Ma proprio queste considerazioni fanno emergere la questione di fondo. Non può porsi una continuità tra il ruolo svolto dal responsabile della politica generale del governo e quello del custode della nostra Costituzione. Al capo dello Stato spetta vigilare sui governi (e sugli altri poteri), non sostituirsi ad essi. Draghi al Quirinale, in ragione della sua nuova funzione, non potrebbe proseguire le politiche di cui è stato responsabile sino ad ora, dovrebbe cambiare pelle e farsi guardiano. Garantire e non governare.

È questo il presupposto necessario. Lo impone la nostra Costituzione che assegna al capo dello Stato il ruolo di rappresentante dell’unità nazionale ed esclude che possa essere titolare dell’indirizzo politico maggioritario. Entro questa prospettiva, costituzionalmente orientata, cadono molte delle ragioni contingenti che oggi si propongono a sostegno di una soluzione Draghi.

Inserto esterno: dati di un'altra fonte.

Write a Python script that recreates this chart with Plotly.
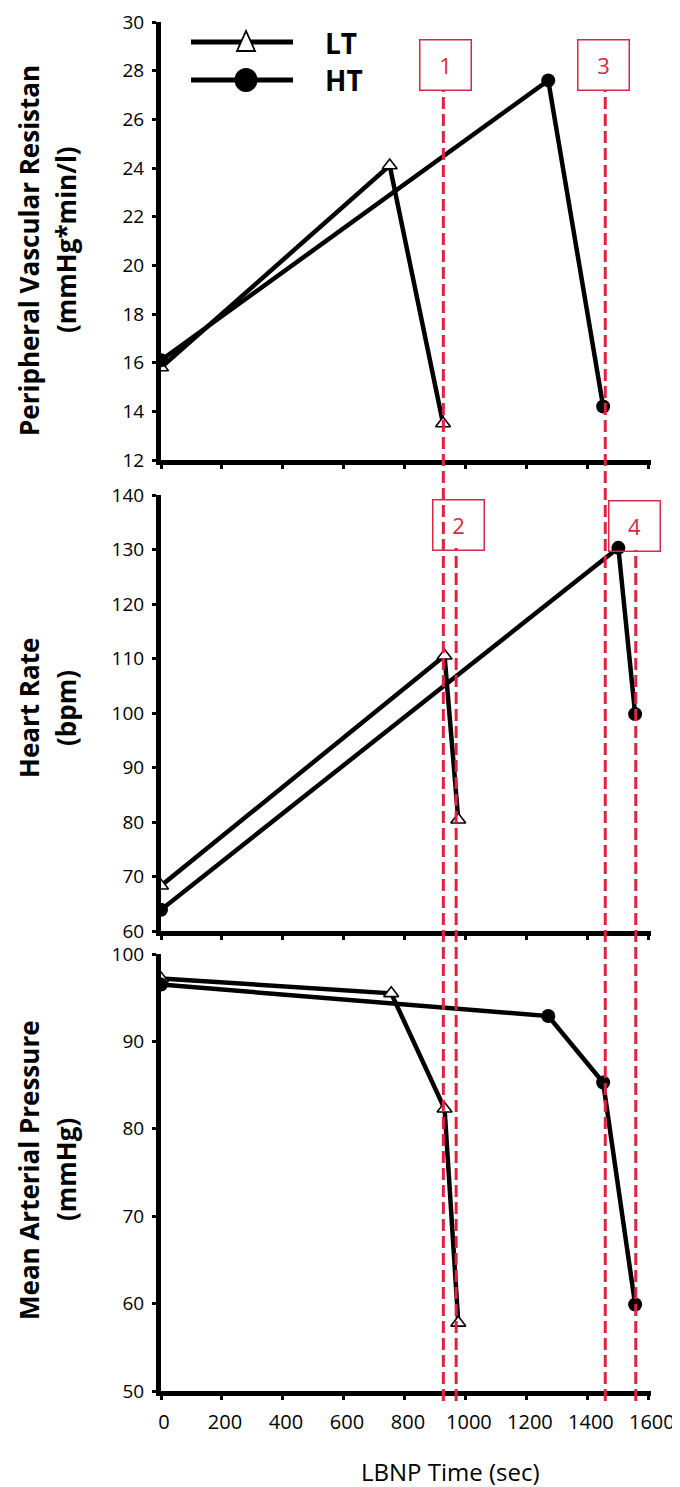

Rimarrebbero in piedi solo due motivi. Il primo è quello espresso da alcuni esponenti politici, i quali espressamente dichiarano di voler torcere in senso presidenziale la nostra forma di governo. Si giocherebbe con il fuoco e sarebbe questa in realtà una ragione per contrastare questa deriva. L’altro motivo, ben più solido, richiama l’autorevolezza e il prestigio acquisiti nel Paese ed in Europa dall’attuale titolare della presidenza del Consiglio, che rappresentano certamente requisiti necessari per poter svolgere il ruolo di rappresentante dell’unità nazionale.

Oltre a questi però sarebbe opportuno considerare almeno un’altra caratteristica che deve possedere il garante politico della Costituzione non solo nell’immediato, ma nel più lungo periodo. La capacità di assicurare che i poteri governanti operino nel rispetto della superiore legalità costituzionale, senza le forzature cui spesso assistiamo e che deve avere nel Presidente il suo severo guardiano. Un giuramento di fedeltà alla Costituzione vigente che valga non solo sino alla fine dell’attuale legislatura, ma anche dopo. Soprattutto dopo.